Dana Beth Ardi, PhD, Executive Committee, is a thought leader and expert in the fields of executive search, talent management, organizational design, assessment, leadership and coaching. As an innovator in the human capital movement, Ardi creates enhanced value in companies by matching the most sought after talent with the best opportunities. Ardi coaches boards and investors on the art and science of building high caliber management teams. She provides them with the necessary skills to seek out and attract top-level management, to design the ideal organizational architectures and to deploy people against strategy. Ardi unearths the way a business works and the most effective way for people to work in them.

Ardi is an experienced business executive and senior consultant who leverages business organizational transformation through talent strategies. She uses her knowledge and experience to develop talent strategies to enhance revenue and profit contributions. She has a deep expertise in change management and organizational effectiveness and has designed and built high performance cultures. Ardi has significant experience in mergers, acquisitions, divestitures, IPO’s and turnarounds.

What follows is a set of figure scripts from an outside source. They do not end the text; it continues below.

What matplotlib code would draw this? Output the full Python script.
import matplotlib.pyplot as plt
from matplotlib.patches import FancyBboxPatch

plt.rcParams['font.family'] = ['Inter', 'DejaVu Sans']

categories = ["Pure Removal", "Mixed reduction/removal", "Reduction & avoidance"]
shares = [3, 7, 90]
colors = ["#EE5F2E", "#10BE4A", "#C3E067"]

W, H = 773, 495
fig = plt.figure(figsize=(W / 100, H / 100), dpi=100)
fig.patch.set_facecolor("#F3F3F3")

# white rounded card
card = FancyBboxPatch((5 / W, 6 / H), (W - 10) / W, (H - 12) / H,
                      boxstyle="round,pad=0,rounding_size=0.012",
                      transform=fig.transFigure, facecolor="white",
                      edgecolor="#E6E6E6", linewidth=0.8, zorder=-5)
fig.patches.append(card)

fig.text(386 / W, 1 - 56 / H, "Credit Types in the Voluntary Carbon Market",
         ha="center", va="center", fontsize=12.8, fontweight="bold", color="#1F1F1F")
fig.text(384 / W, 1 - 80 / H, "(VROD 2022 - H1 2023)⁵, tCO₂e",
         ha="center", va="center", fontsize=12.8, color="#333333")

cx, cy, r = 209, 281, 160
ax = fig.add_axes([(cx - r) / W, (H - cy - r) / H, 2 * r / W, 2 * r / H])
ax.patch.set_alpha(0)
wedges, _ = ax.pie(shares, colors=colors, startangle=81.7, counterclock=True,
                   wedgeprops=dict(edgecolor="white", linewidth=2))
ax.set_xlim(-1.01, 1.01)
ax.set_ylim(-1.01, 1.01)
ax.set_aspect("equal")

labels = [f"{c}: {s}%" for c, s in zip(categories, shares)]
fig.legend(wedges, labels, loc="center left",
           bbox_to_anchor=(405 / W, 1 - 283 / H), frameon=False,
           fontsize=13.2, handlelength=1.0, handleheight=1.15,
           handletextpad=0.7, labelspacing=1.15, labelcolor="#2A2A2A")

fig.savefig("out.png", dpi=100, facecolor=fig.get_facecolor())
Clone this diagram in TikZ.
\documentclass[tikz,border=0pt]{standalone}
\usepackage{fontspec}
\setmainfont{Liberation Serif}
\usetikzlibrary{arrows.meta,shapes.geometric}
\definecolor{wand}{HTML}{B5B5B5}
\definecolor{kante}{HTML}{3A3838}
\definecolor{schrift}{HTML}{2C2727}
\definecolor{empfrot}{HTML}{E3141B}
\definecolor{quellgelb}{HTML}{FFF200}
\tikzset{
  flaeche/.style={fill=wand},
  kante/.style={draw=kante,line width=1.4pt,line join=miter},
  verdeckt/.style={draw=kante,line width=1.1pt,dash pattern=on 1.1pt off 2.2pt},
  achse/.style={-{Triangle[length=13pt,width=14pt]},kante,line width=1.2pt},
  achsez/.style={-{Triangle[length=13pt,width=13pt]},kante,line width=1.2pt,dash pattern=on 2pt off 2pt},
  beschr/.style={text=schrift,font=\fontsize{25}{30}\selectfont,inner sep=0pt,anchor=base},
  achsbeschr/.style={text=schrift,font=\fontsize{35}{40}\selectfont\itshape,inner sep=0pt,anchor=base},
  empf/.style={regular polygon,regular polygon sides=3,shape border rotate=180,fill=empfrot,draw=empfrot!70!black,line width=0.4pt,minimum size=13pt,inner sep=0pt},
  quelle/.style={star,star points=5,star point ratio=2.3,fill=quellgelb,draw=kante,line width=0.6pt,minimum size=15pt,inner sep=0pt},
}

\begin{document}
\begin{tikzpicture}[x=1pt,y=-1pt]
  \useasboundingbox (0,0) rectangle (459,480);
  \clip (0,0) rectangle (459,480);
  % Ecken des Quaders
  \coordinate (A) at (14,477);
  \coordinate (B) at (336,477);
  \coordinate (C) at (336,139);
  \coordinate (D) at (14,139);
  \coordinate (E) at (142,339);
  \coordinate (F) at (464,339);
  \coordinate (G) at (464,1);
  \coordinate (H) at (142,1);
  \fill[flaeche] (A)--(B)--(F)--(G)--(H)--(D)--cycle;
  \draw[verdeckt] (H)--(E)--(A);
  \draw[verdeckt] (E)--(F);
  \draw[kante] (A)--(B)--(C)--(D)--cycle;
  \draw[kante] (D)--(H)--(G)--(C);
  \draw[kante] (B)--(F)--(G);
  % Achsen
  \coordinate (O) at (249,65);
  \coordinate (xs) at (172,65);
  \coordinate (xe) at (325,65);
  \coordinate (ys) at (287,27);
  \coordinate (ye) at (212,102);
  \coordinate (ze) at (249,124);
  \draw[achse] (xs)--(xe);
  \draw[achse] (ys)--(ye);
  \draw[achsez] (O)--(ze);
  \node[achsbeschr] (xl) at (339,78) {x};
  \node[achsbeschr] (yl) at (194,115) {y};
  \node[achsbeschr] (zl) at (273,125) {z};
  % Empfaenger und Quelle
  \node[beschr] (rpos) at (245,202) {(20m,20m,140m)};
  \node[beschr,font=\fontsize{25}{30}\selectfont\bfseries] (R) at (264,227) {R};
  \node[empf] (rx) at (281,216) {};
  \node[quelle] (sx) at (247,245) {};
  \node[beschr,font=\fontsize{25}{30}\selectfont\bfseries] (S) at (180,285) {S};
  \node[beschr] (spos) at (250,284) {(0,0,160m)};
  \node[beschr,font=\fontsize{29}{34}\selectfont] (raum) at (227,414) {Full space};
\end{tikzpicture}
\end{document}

Ardi is an expert on the multi-generational workforce. She understands the four intersecting generations of workers coming together in contemporary companies, each with their own mindsets, leadership and communications styles, values and motivations. Ardi is sought after to assist companies manage and thrive by bringing the generations together. Her book, Fall of the Alphas: How Beta Leaders Win Through Connection, Collaboration and Influence, will be published by St. Martin’s Press. The book reflects Ardi’s deep expertise in understanding organizations and our changing society. It focuses on building a winning culture, how companies must grow and evolve, and how talent influences and shapes communities of work. This is what she has coined “Corporate Anthropology.” It is a playbook on how modern companies must meet challenges – culturally, globally, digitally, across genders and generations.

Ardi is currently the Managing Director and Founder of Corporate Anthropology Advisors, LLC, a consulting company that provides human capital advisory and innovative solutions to companies building value through people. Corporate Anthropology works with organizations, their cultures, the way they grow and develop, and the people who are responsible for forming their communities of work.

Prior to her position at Corporate Anthropology Advisors, Ardi served as a Partner/Managing Director at the private equity firms CCMP Capital and JPMorgan Partners. She was a partner at Flatiron Partners, a venture capital firm working with early state companies where she pioneered the human capital role within an investment portfolio.

Ardi holds a BS from the State University of New York at Buffalo as well as a Masters degree and PhD from Boston College. She started her career as professor at the Graduate Center at Fordham University in New York.